Trip World reminds me a great deal of Kirby games. It’s an obscenely cheerful platformer that stars a blob-like critter who can take on a variety of forms.
It’s also obscenely short, just like Kirby games. To get the big reason why you might not want to invest $Aus5 on this game; it’s over in around half an hour. With just the five worlds, each over in just a few minutes, Trip World might even be thinner on content than Kirby’s Dream Land. So you’ve been warned.
That said, this is half an hour of real fun. Yakopoo, the little bunny-crossed-with-Kirby critter bounds around the five levels with real spirit. He’s capable of turning into two extra forms – a helicopter (allows him to fly for brief periods, though he can no longer walk), and a fish (allows him to swim). Thanks to the brevity of the game, these extra forms are not used to their maximum potential, but they help spice up a level design that is quite simple.
Yakopoo has a cute little kick as his main attack, which is very limited in range and that limitation gives Trip World a reasonable challenge, especially in the boss battles. It’s easy enough to run though the levels by avoiding the regular enemies, but the boss battles are mandatory. Those bosses have a limited range of moves and attacks, but they are fast, and Yakopoo is quite weak.
Then there’s the powerups, which are unnecessary but fun. Each of these turn Yakopoo, Kirby-style, into a different form, and give him a new ability. The ball is invulnerable and can jump really high. The flower allows Yakopoo to spit seeds at the enemy. If they hit, the enemy grows a flower on his head and is pacified for a while. Levels can be completed without these powerups, but they’re fun to play with.

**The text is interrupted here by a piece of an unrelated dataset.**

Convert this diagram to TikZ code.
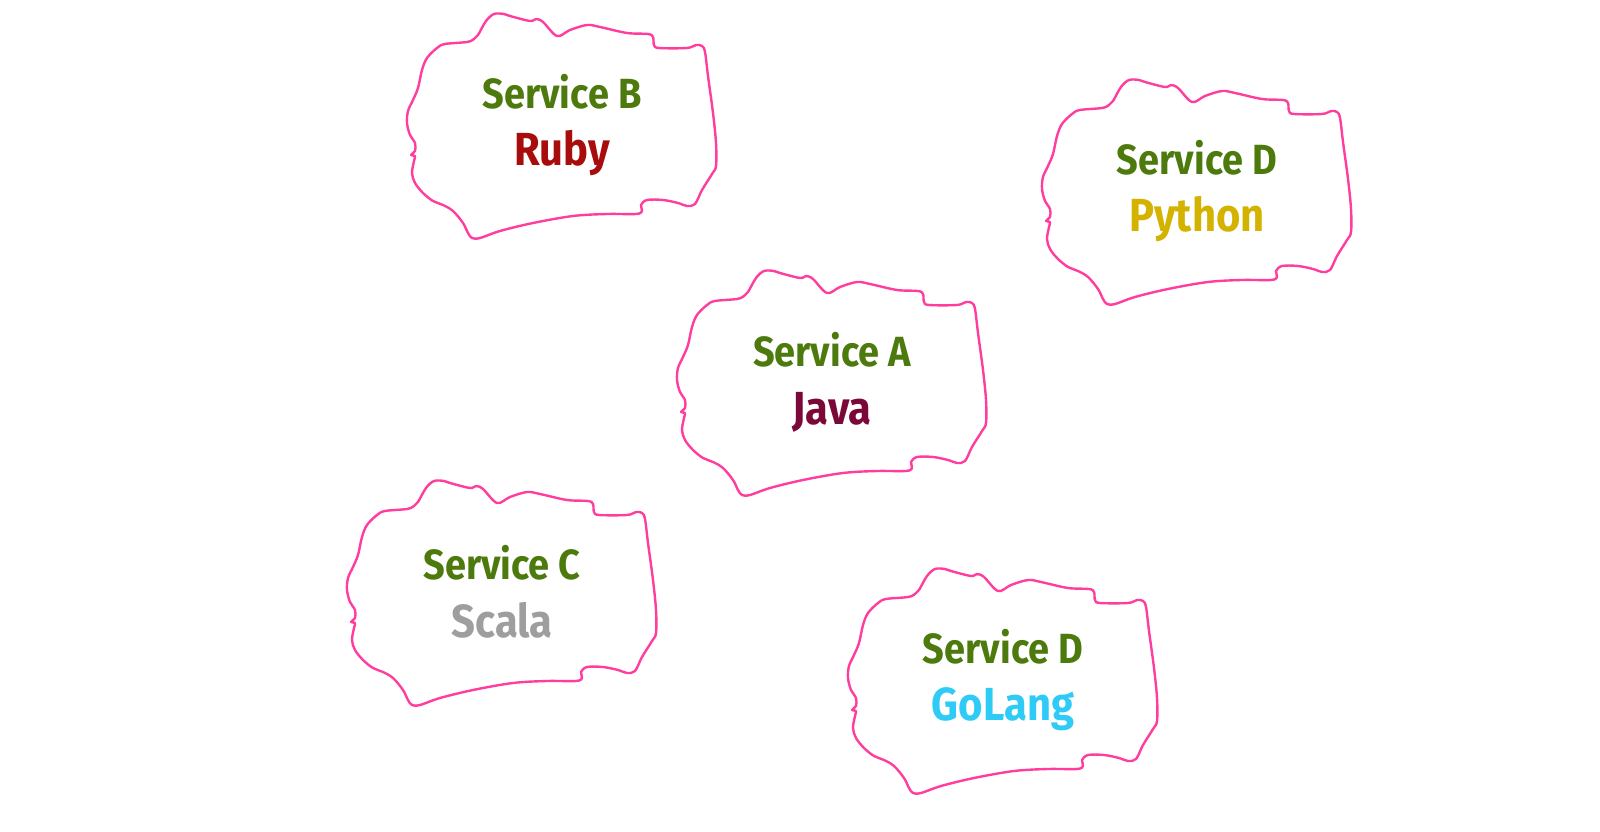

What really helps elevate Trip World is the presentation. The music is utterly charming and really pushes out your expectations of what the Game Boy was capable of. The visual presentation is also superb. Yakopoo has a lot of personality as he bounces around. The animation is fluid, the enemies are adorable, and there are even backgrounds that are worth looking at. It’s not exactly common to single out the visual presentation of a Game Boy game as a selling point, but it really is with Trip World. This is by far the best looking Game Boy game on the Virtual Console.
That makes Trip World a curiosity, rather than an essential purchase. There’s already a lot of good platformers available for download through the eShop Virtual Console; from the classic Super Mario Land 1 & 2, to the hardcore Gargoyle’s Quest, the obscure Avenging Spirit and, of course, Metroid II. Trip World is the least essential of all of those as a game, but there is something – call it an X-factor – that makes it a really good second string title to have sitting on that SD card.